Queens Counsel Marc Corlett in his opening address stressed that to make a man liable to imprisonment for an offence which he does not know that he has committed and which he is unable to prevent is repugnant to the ordinary man’s conception of justice and brought the law into contempt.
Corlett said this while delivering his closing submissions at the High Court in Suva.
Corlett stated that a man cannot be guilty of a crime if he had not done anything wrong; a man cannot be guilty unless he intends to commit a crime, a man cannot be guilty if he knows nothing of the crime until after it is committed.

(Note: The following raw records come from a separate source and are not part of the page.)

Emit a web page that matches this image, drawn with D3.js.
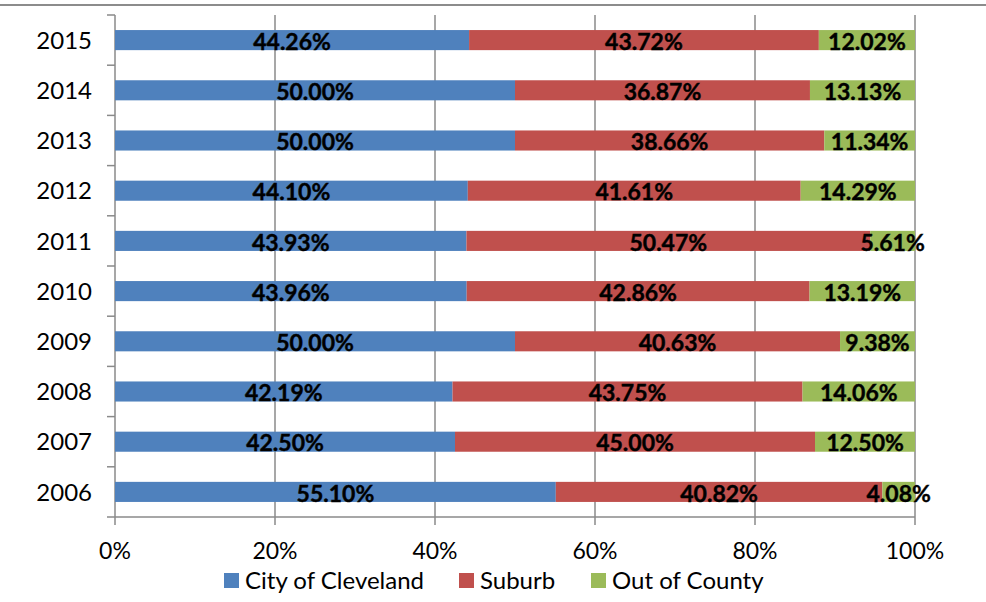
<!DOCTYPE html>
<html><head><meta charset="utf-8">
<script src="https://cdn.jsdelivr.net/npm/d3@7"></script>
<style>
body{margin:0;background:#fff;}
svg{display:block;font-family:Lato, "Open Sans", sans-serif;}
</style></head>
<body><svg id="c" width="986" height="602"></svg>
<script>
const years = ["2015","2014","2013","2012","2011","2010","2009","2008","2007","2006"];
const city   = [44.26,50.00,50.00,44.10,43.93,43.96,50.00,42.19,42.50,55.10];
const suburb = [43.72,36.87,38.66,41.61,50.47,42.86,40.63,43.75,45.00,40.82];
const outCounty = [12.02,13.13,11.34,14.29,5.61,13.19,9.38,14.06,12.50,4.08];
const seriesNames = ["City of Cleveland","Suburb","Out of County"];
const colors = ["#4F81BD","#C0504D","#9BBB59"];
const xTicks = [0,20,40,60,80,100];

(function(){
const svg = d3.select("#c");
const pl=115, pr=915, pt=15, pb=517;
const x = d3.scaleLinear().domain([0,100]).range([pl,pr]);
const y = d3.scaleBand().domain(years).range([pt,pb]).paddingInner(0.6).paddingOuter(0.3);
const axisColor = "#8a8a8a";

svg.append("line").attr("x1",0).attr("x2",986).attr("y1",5).attr("y2",5)
  .attr("stroke","#8c8c8c").attr("stroke-width",2);

svg.append("g").selectAll("line").data(xTicks).join("line")
  .attr("x1",d=>x(d)).attr("x2",d=>x(d)).attr("y1",pt).attr("y2",pb+8)
  .attr("stroke",axisColor).attr("stroke-width",1.5);

svg.append("line").attr("x1",pl).attr("x2",pr).attr("y1",pb).attr("y2",pb)
  .attr("stroke",axisColor).attr("stroke-width",1.5);

const bounds = years.map(d=>y(d)-y.step()*0.3).concat([pb]);
svg.append("g").selectAll("line").data(bounds).join("line")
  .attr("x1",pl-8).attr("x2",pl).attr("y1",d=>d).attr("y2",d=>d)
  .attr("stroke",axisColor).attr("stroke-width",1.5);

svg.append("g").selectAll("text").data(xTicks).join("text")
  .attr("x",d=>x(d)).attr("y",559).attr("text-anchor","middle")
  .attr("font-size",23).attr("fill","#000").text(d=>d+"%");

svg.append("g").selectAll("text").data(years).join("text")
  .attr("x",92).attr("y",d=>y(d)+y.bandwidth()/2).attr("dy","0.36em")
  .attr("text-anchor","end").attr("font-size",24).attr("fill","#000").text(d=>d);

const rows = years.map((yr,i)=>({year:yr, v:[city[i],suburb[i],outCounty[i]]}));
const segs = [];
rows.forEach(r=>{ let acc=0; r.v.forEach((v,k)=>{ segs.push({year:r.year,k,x0:acc,x1:acc+v,v}); acc+=v; }); });

svg.append("g").selectAll("rect").data(segs).join("rect")
  .attr("x",d=>x(d.x0)).attr("width",d=>Math.max(0,x(Math.min(100,d.x1))-x(d.x0)))
  .attr("y",d=>y(d.year)).attr("height",y.bandwidth())
  .attr("fill",d=>colors[d.k]);

svg.append("g").selectAll("text").data(segs).join("text")
  .attr("x",d=>x((d.x0+Math.min(100,d.x1))/2)).attr("y",d=>y(d.year)+y.bandwidth()/2).attr("dy","0.42em")
  .attr("text-anchor","middle").attr("font-size",23).attr("font-weight","bold").attr("fill","#000")
  .attr("stroke","#000").attr("stroke-width",0.4)
  .text(d=>d.v.toFixed(2)+"%");

const legX = [224,459,591];
const leg = svg.append("g").selectAll("g").data(seriesNames).join("g")
  .attr("transform",(d,i)=>`translate(${legX[i]},573)`);
leg.append("rect").attr("width",15).attr("height",15).attr("fill",(d,i)=>colors[i]);
leg.append("text").attr("x",21).attr("y",16).attr("font-size",24).attr("fill","#000").text(d=>d);
})();
</script></body></html>
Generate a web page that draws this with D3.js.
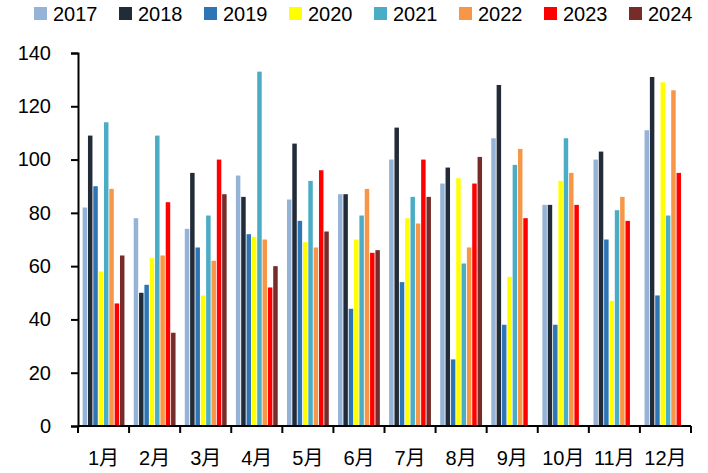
<!DOCTYPE html>
<html><head><meta charset="utf-8">
<script src="https://cdn.jsdelivr.net/npm/d3@7"></script>
<style>body{margin:0;background:#fff}svg{display:block}</style>
</head><body>
<script>
const months = ["1月","2月","3月","4月","5月","6月","7月","8月","9月","10月","11月","12月"];
const years = ["2017","2018","2019","2020","2021","2022","2023","2024"];
const colors = ["#95B3D7","#222B38","#2E75B6","#FFFF00","#4BACC6","#F79646","#FF0000","#772C2A"];
const v2017 = [82,78,74,94,85,87,100,91,108,83,100,111];
const v2018 = [109,50,95,86,106,87,112,97,128,83,103,131];
const v2019 = [90,53,67,72,77,44,54,25,38,38,70,49];
const v2020 = [58,63,49,71,69,70,78,93,56,92,47,129];
const v2021 = [114,109,79,133,92,79,86,61,98,108,81,79];
const v2022 = [89,64,62,70,67,89,76,67,104,95,86,126];
const v2023 = [46,84,100,52,96,65,100,91,78,83,77,95];
const v2024 = [64,35,87,60,73,66,86,101,null,null,null,null];
const yTicks = [0,20,40,60,80,100,120,140];
const series = [v2017,v2018,v2019,v2020,v2021,v2022,v2023,v2024];

const W=708,H=473;
const svg=d3.select("body").append("svg").attr("width",W).attr("height",H);
const x0=d3.scaleBand().domain(months).range([78,691]);
const x1=d3.scaleBand().domain(years).range([4.2,x0.bandwidth()-4.2]).paddingInner(0.16).paddingOuter(0.08);
const y=d3.scaleLinear().domain([0,140]).range([426,53]);

const g=svg.append("g");
months.forEach((m,i)=>{
  years.forEach((yr,j)=>{
    const v=series[j][i];
    if(v==null) return;
    g.append("rect").attr("x",x0(m)+x1(yr)).attr("width",x1.bandwidth())
      .attr("y",y(v)).attr("height",y(0)-y(v)).attr("fill",colors[j]);
  });
});

// y axis
const ya=svg.append("g").attr("transform","translate(78,0)")
  .call(d3.axisLeft(y).tickValues(yTicks).tickSize(7).tickPadding(20));
ya.select(".domain").attr("stroke","#000").attr("stroke-width",2);
ya.selectAll(".tick line").attr("stroke","#000").attr("stroke-width",2);
ya.selectAll("text").attr("font-family","'Liberation Sans',Arial,sans-serif").attr("font-size",20).attr("fill","#000");

// x axis
const xa=svg.append("g").attr("transform","translate(0,426)");
xa.append("line").attr("x1",78).attr("x2",691).attr("stroke","#000").attr("stroke-width",2);
const bounds=months.map(m=>x0(m)).concat([x0.range()[1]]);
xa.selectAll("line.t").data(bounds).join("line").attr("class","t")
  .attr("x1",d=>d).attr("x2",d=>d).attr("y1",0).attr("y2",7).attr("stroke","#000").attr("stroke-width",2);
xa.selectAll("text").data(months).join("text")
  .attr("x",d=>x0(d)+x0.bandwidth()/2).attr("y",39).attr("text-anchor","middle")
  .attr("font-family","'Liberation Sans','Noto Sans CJK SC',sans-serif").attr("font-size",20).attr("fill","#000")
  .text(d=>d);

// legend
const lg=svg.append("g");
years.forEach((yr,j)=>{
  const lx=34+j*85;
  lg.append("rect").attr("x",lx).attr("y",7).attr("width",13).attr("height",13).attr("fill",colors[j]);
  lg.append("text").attr("x",lx+19).attr("y",21).attr("font-family","'Liberation Sans',Arial,sans-serif")
    .attr("font-size",20).attr("fill","#000").text(yr);
});
</script>
</body></html>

Corlett, asked three questions which were relevant to his clients — the first being, does Hank Arts review the letters that are sent to the Nai Lalakai editor and decide which ones get printed?
If Hank Arts does not decide which letters to the Nai Lalakai editor would be published, who does?
If the editor of the Nai Lalakai is the one who decides which letters would be published, does he show these letters to the editor-in-chief Wesley before they are published?
He said all the evidence that was presented by him during the trial depicted that neither Mr Arts nor Wesley knew anything about the alleged seditious letter until they were arrested.
The company’s lawyer Wylie Clarke said the alleged seditious article was not a threat on religious harmony.
He said it was about a man who was expressing his views about what Government was doing and he had suggested ways on how to deal with his concerns.
Clarke said defence witness Paul Geraghty, an expert in the iTaukei language, provided a different and more accurate translation and was unable to see the interpretation argued for by the State on the effect of the letter.
Clarke said there was no evidence that the board, Arts or Wesley intended or authorised the alleged seditious letter to be published.
Assistant DPP Lee Burney stated that the charge was clear and that the State had stated that they were relying on the entire article to prove its case.
Burney said the prosecution in its evidence had proven that each of the accused persons played a part in this case.
Burney said it was also evident that the defence wanted to shift all the blame to Ravula.
He stated that the assessors may feel rather sad for Ravula but had to accept that he also shared part of the blame but he was not solely responsible for it.
High Court judge Justice Thushara Rajasinghe will sum up the case to the three assessors on Friday.